After three years of generally steady gains, industry shares tumbled last week, reflecting concerns over pricing and capacity. Airline shares fell 5% to 10% and about $12 billion in market capitalization was destroyed.
The decline shows that Wall Street analysts and investors definitely have an effective way of making their concerns known. But that doesn't mean Wall Street is always right.
Rather, analysts are so narrowly focused on their favorite topics -- which include capacity restraint and ancillary revenue growth, as well as the current burning debate over which is more important, revenue per available seat mile or profit margin -- that they sometimes seem to miss the bigger points, which are that at times airlines must seize growth opportunities and that customer amenities matter, even if they cost money.
Here are four recent examples, starting with the most recent, of cases in which Wall Street seems to have made or is making misjudgments.
Southwest Growth at Love Field
Analysts widely view Southwest's (LUV) growth at Dallas Love Field as a negative.
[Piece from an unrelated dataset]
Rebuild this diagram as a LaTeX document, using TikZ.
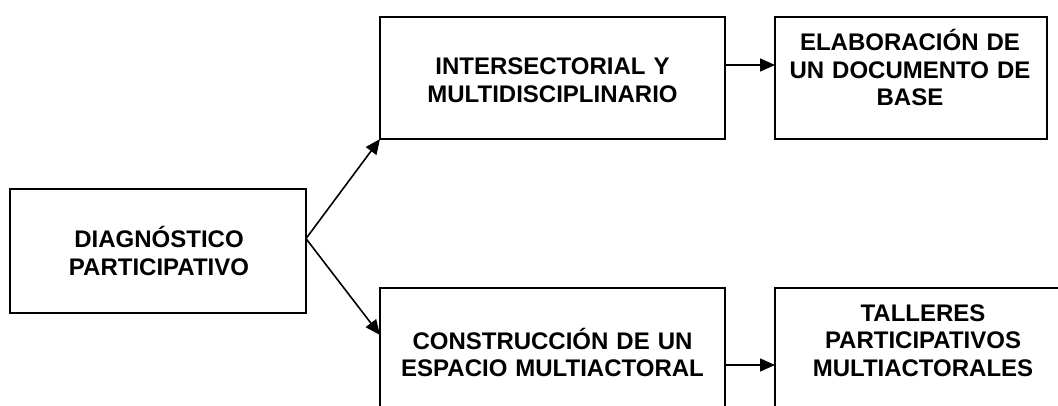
\documentclass[tikz,border=0pt]{standalone}
\usepackage{fontspec}
\setmainfont{Liberation Sans}
\usetikzlibrary{arrows.meta,calc}
\begin{document}
\begin{tikzpicture}[x=1pt,y=-1pt,
  boxnode/.style={draw,line width=2pt,rectangle,inner sep=0pt,outer sep=0pt},
  txtnode/.style={font=\bfseries\fontsize{24pt}{27.5pt}\selectfont,text width=340pt,align=center,anchor=base,inner sep=0pt},
  conn/.style={line width=1.6pt,-{Triangle[length=15pt,width=13pt]}}]
\useasboundingbox (0,0) rectangle (1058,406);
\clip (0,0) rectangle (1058,406);
\fill[white] (0,0) rectangle (1058,406);
% boxes
\node[boxnode,minimum width=296pt,minimum height=124pt] (A) at (158,251) {};
\node[boxnode,minimum width=345pt,minimum height=122pt] (B) at (552.5,78) {};
\node[boxnode,minimum width=272pt,minimum height=122pt] (C) at (911,78) {};
\node[boxnode,minimum width=345pt,minimum height=142pt] (D) at (552.5,359) {};
\node[boxnode,minimum width=296pt,minimum height=142pt] (E) at (923,359) {};
% texts
\node[txtnode] (tA) at (159,248) {DIAGNÓSTICO\\PARTICIPATIVO};
\node[txtnode] (tB) at (552.5,75) {INTERSECTORIAL Y\\MULTIDISCIPLINARIO};
\node[txtnode] (tC) at (910,51) {ELABORACIÓN DE\\UN DOCUMENTO DE\\BASE};
\node[txtnode] (tD) at (552.5,349) {CONSTRUCCIÓN DE UN\\ESPACIO MULTIACTORAL};
\node[txtnode] (tE) at (923,321) {TALLERES\\PARTICIPATIVOS\\MULTIACTORALES};
% connectors
\coordinate (As) at ($(A.north east)!0.4!(A.south east)$);
\coordinate (Dt) at ($(D.north west)+(0,47)$);
\coordinate (Bo) at ($(B.north east)+(0,48)$);
\coordinate (Ci) at ($(C.north west)+(0,48)$);
\coordinate (Do) at ($(D.north east)+(0,77)$);
\coordinate (Ei) at ($(E.north west)+(0,77)$);
\draw[conn] (As) -- (B.south west);
\draw[conn] (As) -- (Dt);
\draw[conn] (Bo) -- (Ci);
\draw[conn] (Do) -- (Ei);
\end{tikzpicture}
\end{document}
Arguably, Southwest has been performed better financially than any airline in history. It has never sought bankruptcy protection. It has never laid anybody off. Its employees are among the industry's highest paid. In March, it paid its 154th consecutive dividend.
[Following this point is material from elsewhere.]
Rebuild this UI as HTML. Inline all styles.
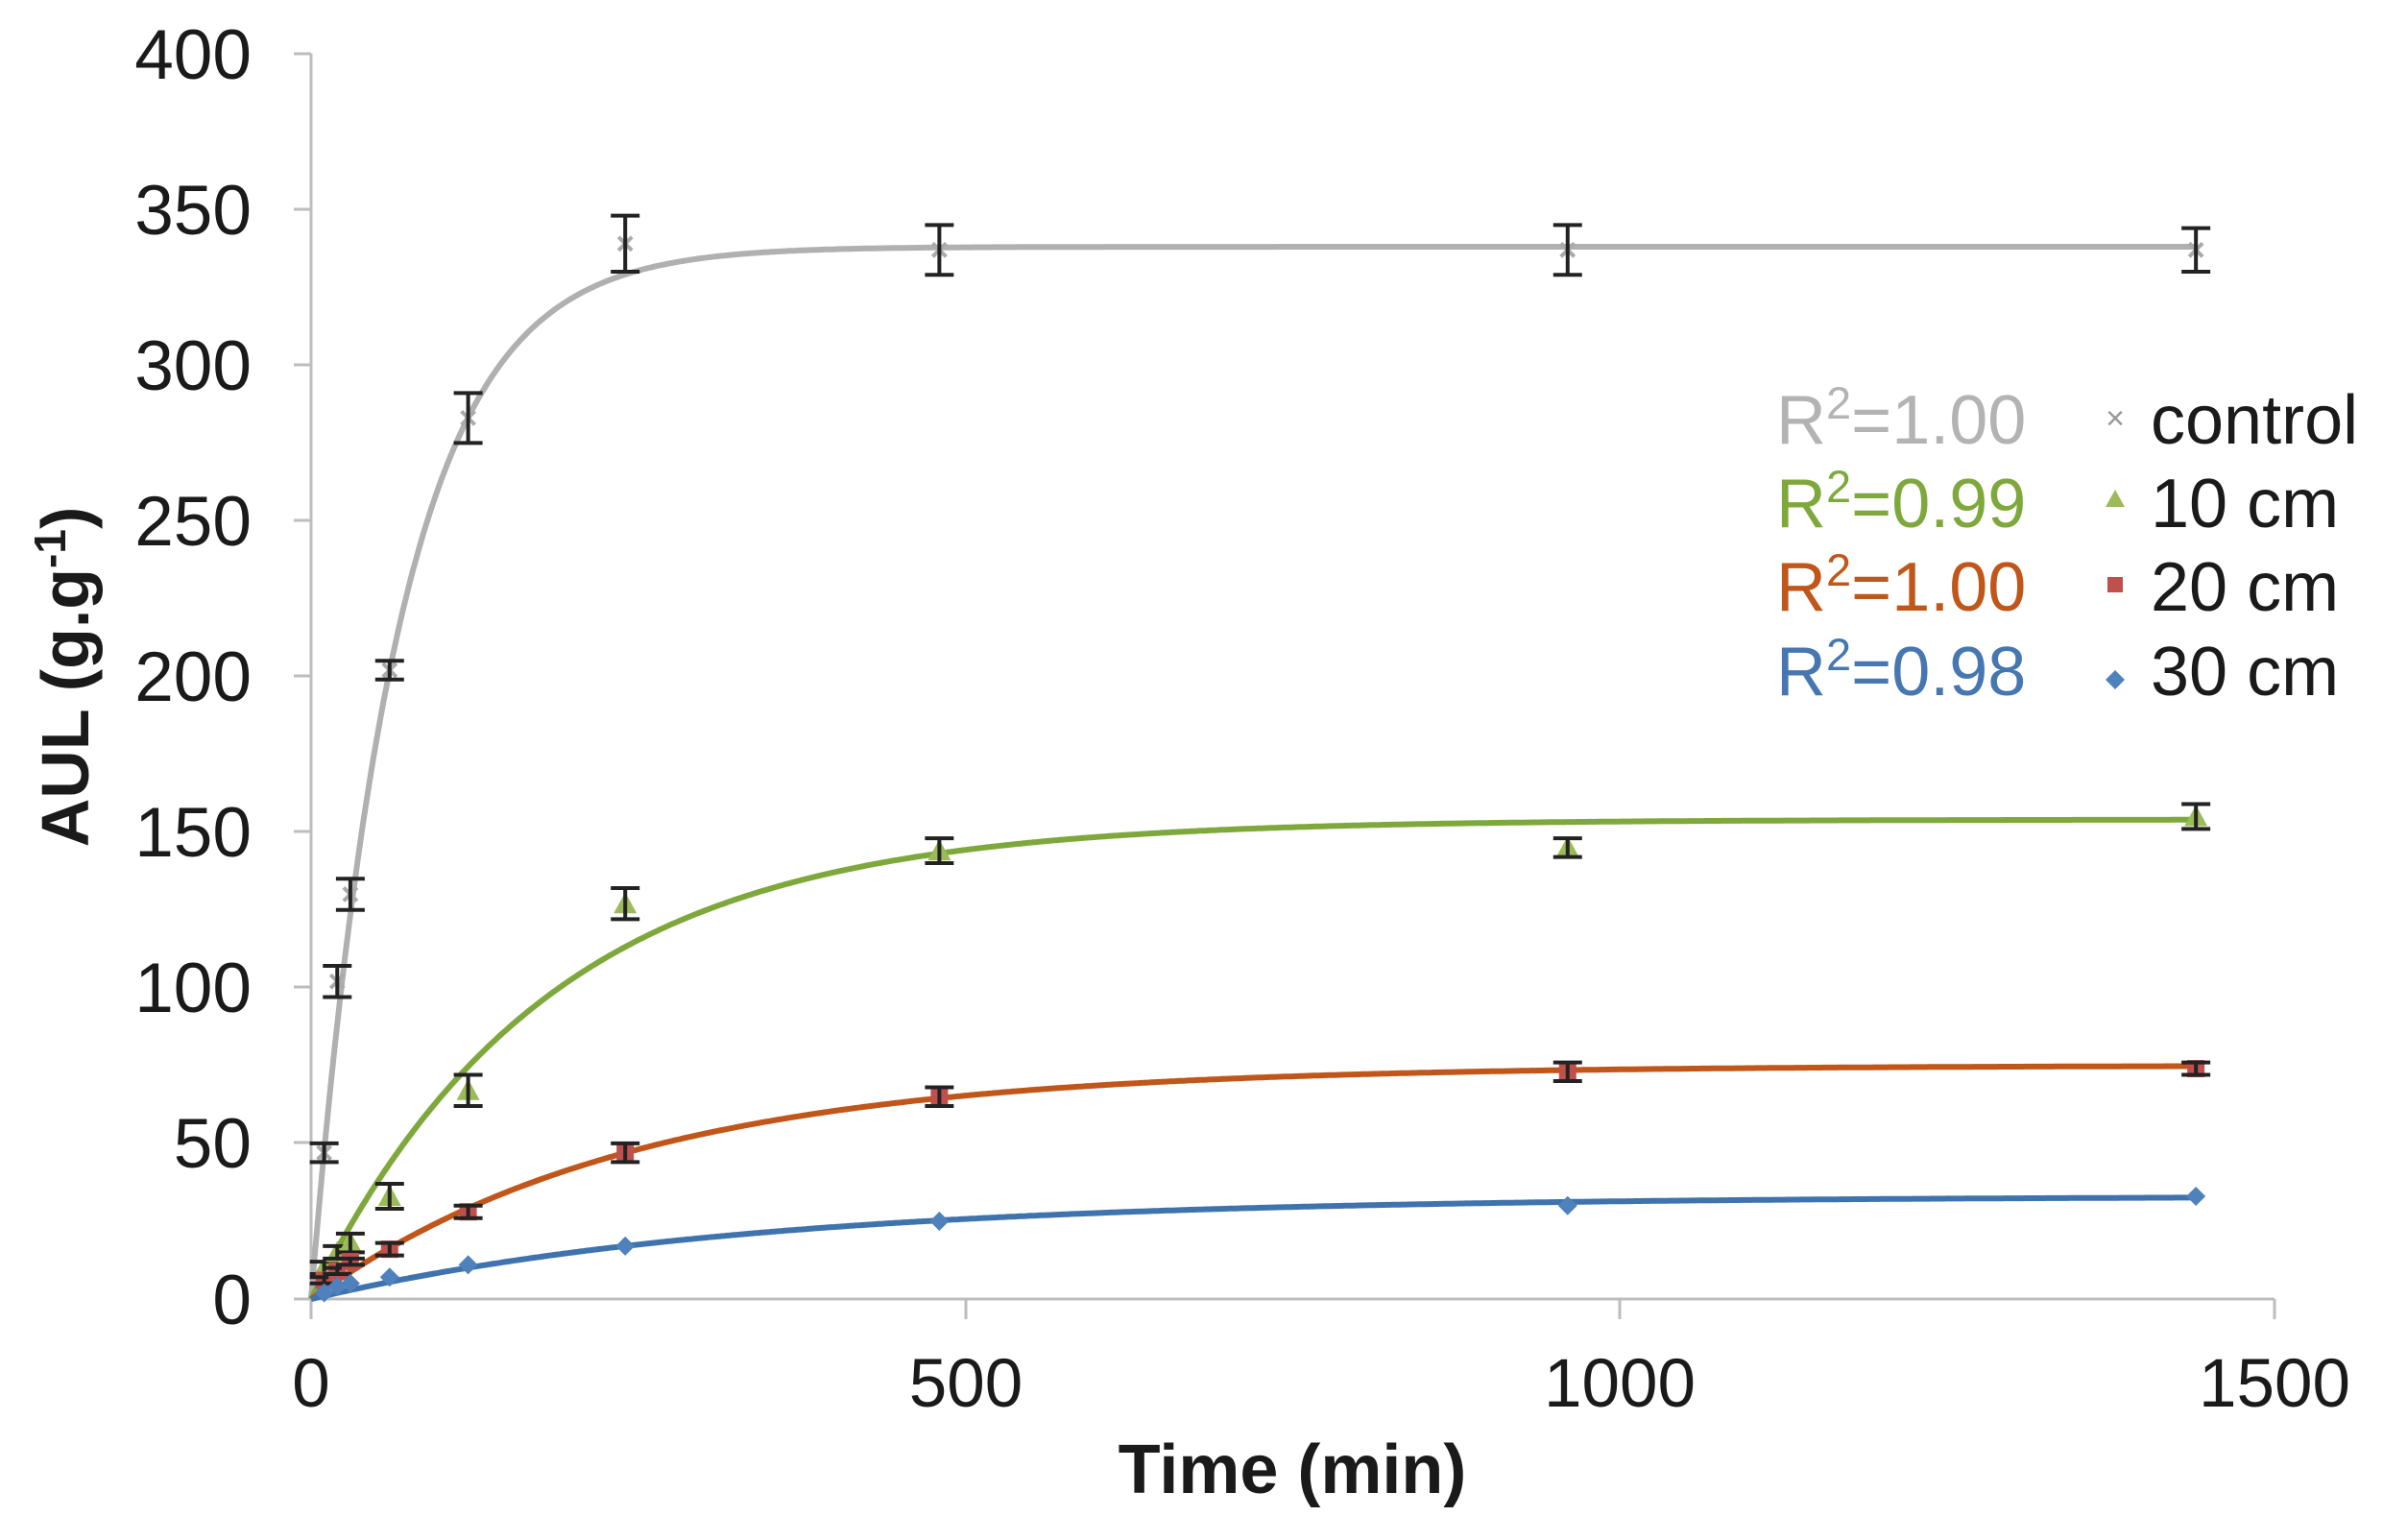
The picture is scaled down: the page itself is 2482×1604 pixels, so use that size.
<!DOCTYPE html>
<html><head><meta charset="utf-8"><style>
html,body{margin:0;padding:0;background:#fff;}
svg{display:block;font-family:"Liberation Sans",Arial,sans-serif;}
</style></head><body>
<svg id="s" width="2482" height="1604" viewBox="0 0 2482 1604" xmlns="http://www.w3.org/2000/svg">
<rect width="2482" height="1604" fill="#fff"/>
<g stroke="#bdbdbd" stroke-width="3" fill="none">
<line x1="324" y1="56" x2="324" y2="1353"/>
<line x1="324" y1="1353" x2="2369" y2="1353"/>
<line x1="306" y1="56" x2="324" y2="56"/><line x1="306" y1="218" x2="324" y2="218"/>
<line x1="306" y1="380" x2="324" y2="380"/><line x1="306" y1="542" x2="324" y2="542"/>
<line x1="306" y1="704" x2="324" y2="704"/><line x1="306" y1="866" x2="324" y2="866"/>
<line x1="306" y1="1028" x2="324" y2="1028"/><line x1="306" y1="1190" x2="324" y2="1190"/>
<line x1="306" y1="1353" x2="324" y2="1353"/>
<line x1="324" y1="1353" x2="324" y2="1374"/><line x1="1006" y1="1353" x2="1006" y2="1374"/>
<line x1="1687" y1="1353" x2="1687" y2="1374"/><line x1="2369" y1="1353" x2="2369" y2="1374"/>
</g>
<g font-size="73" fill="#1a1a1a" text-anchor="end">
<text x="262" y="82">400</text><text x="262" y="244">350</text><text x="262" y="406">300</text>
<text x="262" y="568">250</text><text x="262" y="730">200</text><text x="262" y="892">150</text>
<text x="262" y="1054">100</text><text x="262" y="1216">50</text><text x="262" y="1379">0</text>
</g>
<g font-size="71" fill="#1a1a1a" text-anchor="middle">
<text x="324" y="1465">0</text><text x="1006" y="1465">500</text>
<text x="1687" y="1465">1000</text><text x="2369" y="1465">1500</text>
</g>
<text x="1346" y="1555" font-size="72" font-weight="bold" text-anchor="middle" fill="#1a1a1a">Time (min)</text>
<text transform="translate(92,705) rotate(-90)" font-size="70" font-weight="bold" text-anchor="middle" fill="#1a1a1a">AUL (g.g<tspan dy="-24" font-size="46">-1</tspan><tspan dy="24">)</tspan></text>
<g id="plot"></g>
<g font-size="72">
<text x="1850" y="462" fill="#b3b3b3">R<tspan dy="-26" font-size="47">2</tspan><tspan dy="26">=1.00</tspan></text>
<text x="1850" y="549" fill="#7fa83c">R<tspan dy="-26" font-size="47">2</tspan><tspan dy="26">=0.99</tspan></text>
<text x="1850" y="636" fill="#c0561a">R<tspan dy="-26" font-size="47">2</tspan><tspan dy="26">=1.00</tspan></text>
<text x="1850" y="724" fill="#4677b0">R<tspan dy="-26" font-size="47">2</tspan><tspan dy="26">=0.98</tspan></text>
<text x="2240" y="462" fill="#1a1a1a">control</text>
<text x="2240" y="549" fill="#1a1a1a">10 cm</text>
<text x="2240" y="636" fill="#1a1a1a">20 cm</text>
<text x="2240" y="724" fill="#1a1a1a">30 cm</text>
</g>
<g>
<text x="2203" y="447" font-size="34" fill="#999" text-anchor="middle">×</text>
<polygon points="2203,510 2213,528 2193,528" fill="#9bbb59"/>
<rect x="2195" y="601" width="16" height="16" fill="#c0504d"/>
<polygon points="2203,698 2213,708 2203,718 2193,708" fill="#4f81bd"/>
</g>
</svg>
<script>
var X=function(t){return 324+t*1.3633},Y=function(v){return 1353-v*3.2425};
var ns="http://www.w3.org/2000/svg",g=document.getElementById("plot");
function el(n,a){var e=document.createElementNS(ns,n);for(var k in a)e.setAttribute(k,a[k]);g.appendChild(e);return e;}
var S=[
 {A:338,tau:66,c:"#b0b0b0",m:"x",mc:"#aaa",pts:[[10,47,3],[20,102,5],[30,130,5],[60,202,3],[120,283,8],[240,339,9],[480,337,8],[960,337,8],[1440,337,7]]},
 {A:154,tau:181,c:"#7fa83c",m:"t",mc:"#9bbb59",pts:[[10,10,2],[20,15,2],[30,18,3],[60,33,4],[120,67,5],[240,127,5],[480,144,4],[960,145,3],[1440,155,4]]},
 {A:75,tau:244,c:"#c0561a",m:"s",mc:"#c0504d",pts:[[10,6,1],[20,9,1],[30,12,1],[60,16,2],[120,28,2],[240,47,3],[480,65,3],[960,73,3],[1440,74,2]]},
 {A:33,tau:331,c:"#3f73ad",m:"d",mc:"#4f81bd",pts:[[10,2,0],[20,4,0],[30,5,0],[60,7,0],[120,11,0],[240,17,0],[480,25,0],[960,30,0],[1440,33,0]]}
];
S.forEach(function(s){
 var d="";for(var t=0;t<=1440;t+=2){var v=s.A*(1-Math.exp(-t/s.tau));d+=(t?"L":"M")+X(t).toFixed(1)+" "+Y(v).toFixed(1);}
 el("path",{d:d,fill:"none",stroke:s.c,"stroke-width":6});
});
S.forEach(function(s){
 s.pts.forEach(function(p){
  var x=X(p[0]),y=Y(p[1]);
  if(s.m=="x"){el("path",{d:"M"+(x-7)+" "+(y-7)+"L"+(x+7)+" "+(y+7)+"M"+(x+7)+" "+(y-7)+"L"+(x-7)+" "+(y+7),stroke:s.mc,"stroke-width":4});}
  if(s.m=="t")el("polygon",{points:x+","+(y-12)+" "+(x+12)+","+(y+10)+" "+(x-12)+","+(y+10),fill:s.mc});
  if(s.m=="s")el("rect",{x:x-9,y:y-9,width:18,height:18,fill:s.mc});
  if(s.m=="d")el("polygon",{points:x+","+(y-10)+" "+(x+10)+","+y+" "+x+","+(y+10)+" "+(x-10)+","+y,fill:s.mc});
  if(p[2]>0){var e=p[2]*3.2425;
   el("path",{d:"M"+x+" "+(y-e)+"L"+x+" "+(y+e)+"M"+(x-15)+" "+(y-e)+"L"+(x+15)+" "+(y-e)+"M"+(x-15)+" "+(y+e)+"L"+(x+15)+" "+(y+e),stroke:"#222","stroke-width":4,fill:"none"});}
 });
});
</script>
</body></html>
Nevertheless, Southwest shares declined 12% last week, largely due to projected Love Field growth.
The growth reflects the October 2014 expiration of the Wright Amendment. The law took effect in 1980 and prohibited nonstop flights from Love Field to most U.S. destinations. It initially allowed flights only to Texas, Oklahoma, New Mexico, Arkansas and Louisiana. Later, Missouri, Alabama, Kansas and Mississippi were added.
CEO Gary Kelly began calling for its repeal in 2004. A phase-out was negotiated in 2006. Ever since then, Southwest has been saying it would expand service at Love Field when the law expired, and that is exactly what happened.
Remarks made Tuesday by Southwest CEO Tammy Romo, who spoke an in investor conference, triggered the shares' decline, even though Romo said the new flights are performing well.
"The demand is very strong for those (new) flights," she said. "We have 20% of (capacity) in developmental markets, largely at Love Field. The fact that we are able to generate such stellar margins on that capacity, with Love Field at a very high level (means) we are confident in the capacity we are adding at Love Field."
Analysts said if you want to grow at Love Field, don't grow overall capacity. Just eliminate your worst-performing routes and move the airplanes.